It doesn’t take long for a brilliant Tour de France to take a turn for the worse, as Euskaltel-Euskadi leader Iban Mayo learned this afternoon in Stage 3. His high hopes of challenging for the yellow jersey were seriously damaged after he was involved in a crash immediately prior to a highly anticipated section of treacherous cobblestones. Try as he might, even with the help of his team, he could not close the gap to the front of the race and he lost four minutes to Lance Armstrong, Jan Ullrich, Tyler Hamilton, and Roberto Heras. The orange-clad Spaniard’s troubles aren’t over yet either; he stands to lose even more time to his rivals in tomorrow’s team time trial.

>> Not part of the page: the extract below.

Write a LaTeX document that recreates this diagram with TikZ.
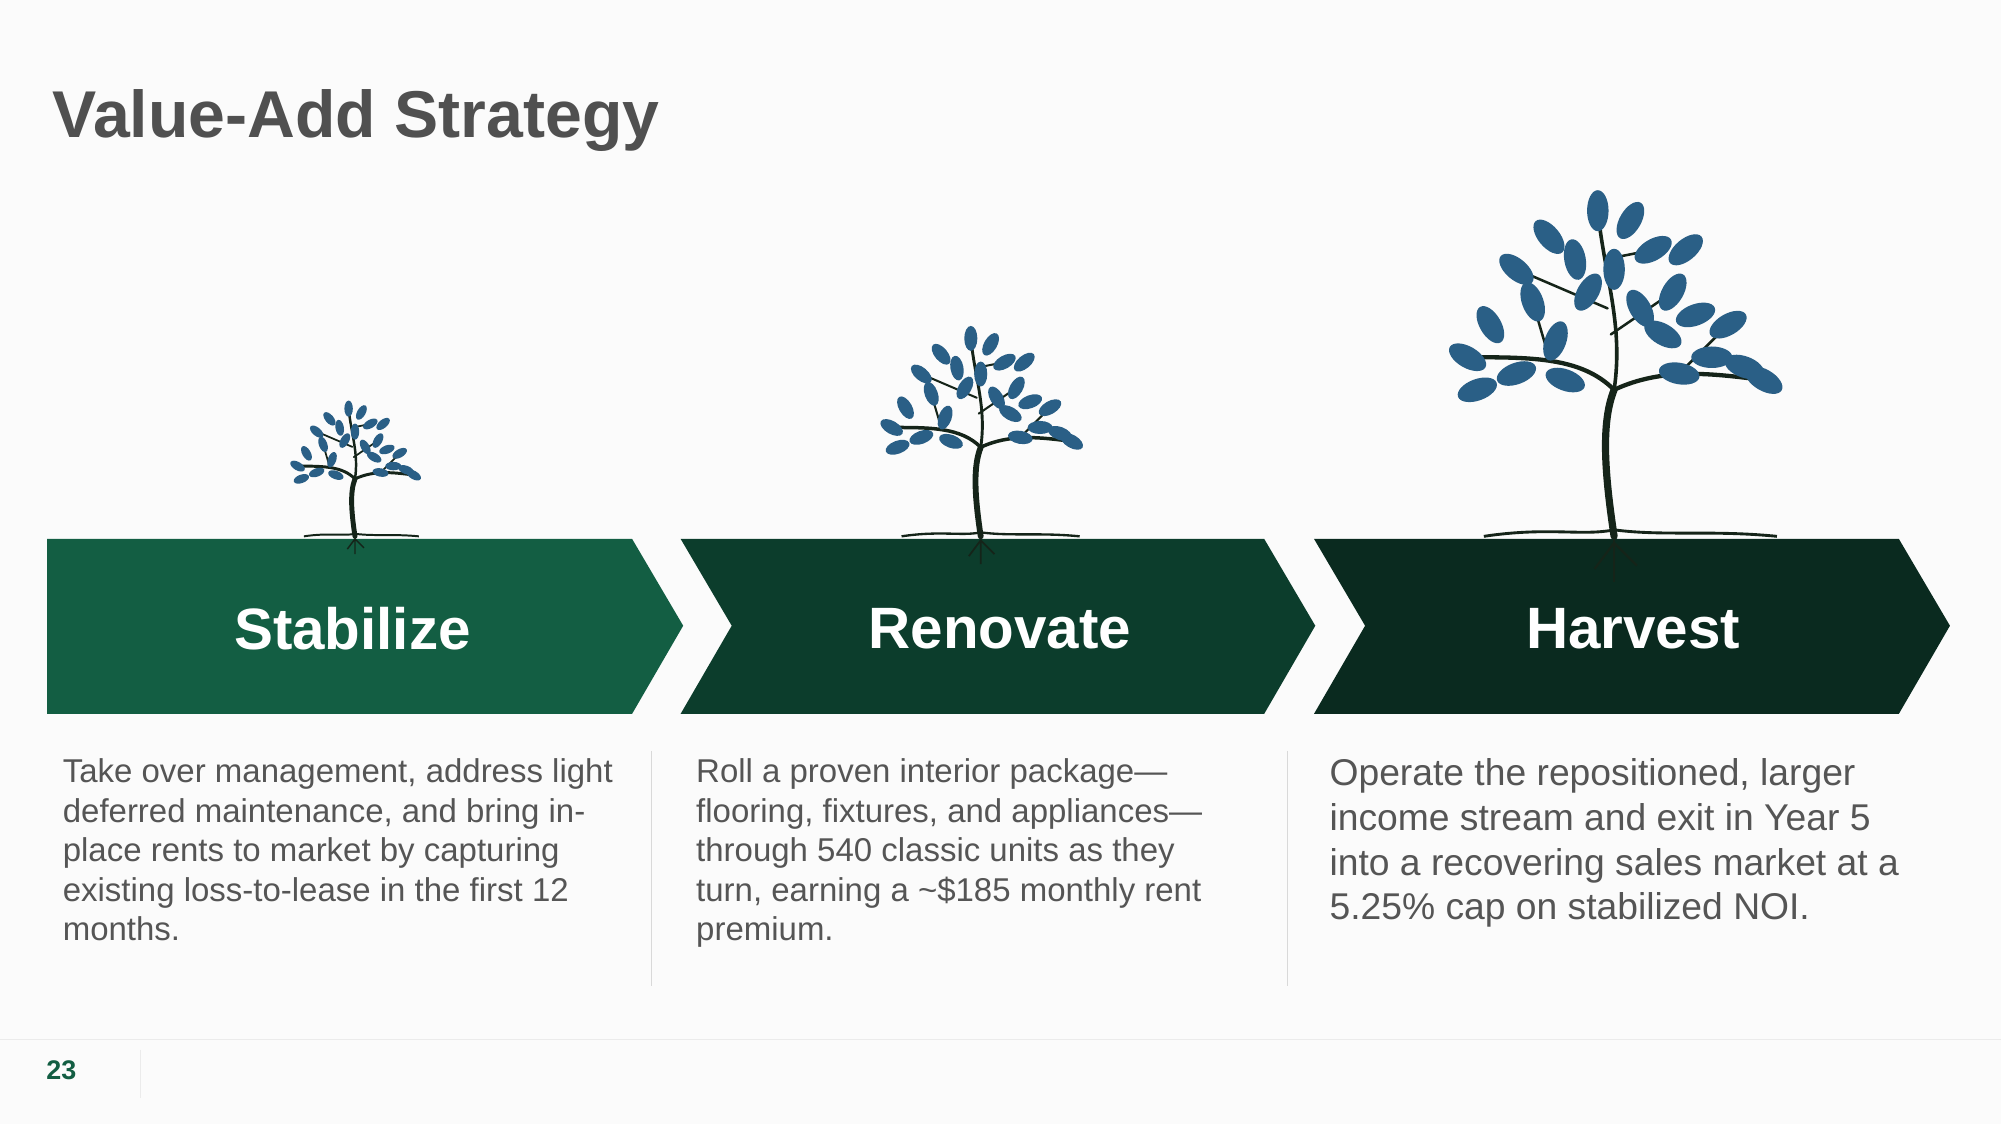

Mayo was the most notable victim of a crash many expected to happen. It wasn’t the cobblestones themselves that felled the celebrated climber, but the mad rush that always precedes them. The cobblestone farm-roads of northern France are very narrow, extremely rough, and—for cyclists—fraught with danger. The best way to get across them safely is to be among the first ten riders to reach them, and there were over 180 men fighting tooth and nail today to be one of those ten. When you try to squeeze 15 men across a road that can only fit five, a crash is inevitable.
Lance Armstrong benefited from having George Hincapie and Vjatcheslav Ekimov to guide him through the danger. Both men excel in the hellish spring classics races that feature long stretches of cobblestones, including the ones covered today. They know how to get into the right position and hold the best line through the stones, and their expertise was crucial to Armstrong’s success.
The efforts of the US Postal riders actually helped Lance’s rivals, including Jan Ullrich and Tyler Hamilton. By sticking close to Armstrong in the kilometers preceding the cobblestones, and following closely behind him once on the stones, they were part of the first group that reached the smooth pavement.
There were still more than 50 kilometers of road left to race, including one more section of cobblestones, and the team leaders immediately realized they had an opportunity to distance themselves from Mayo and potentially eliminate a threat to their individual chances of winning the Tour de France. They each sent teammates to the front of the group to share the work of maintaining the gap and ensuring that Mayo didn’t catch up. A few minutes behind them, the Euskaltel-Euskadi team was chasing as hard as they could, but one team is no match against the concerted effort of four teams. The gap that started out at two minutes steadily increased to four, and Mayo’s chances of wearing yellow diminished with every passing kilometer.
The Tour de France is far from over, and a misfortune like the one the Spaniard suffered today could just as easily befall any one of the other favorites in the next two weeks. You need strength, stamina, determination, and tactical savvy to win this race—but you also need more than a little luck.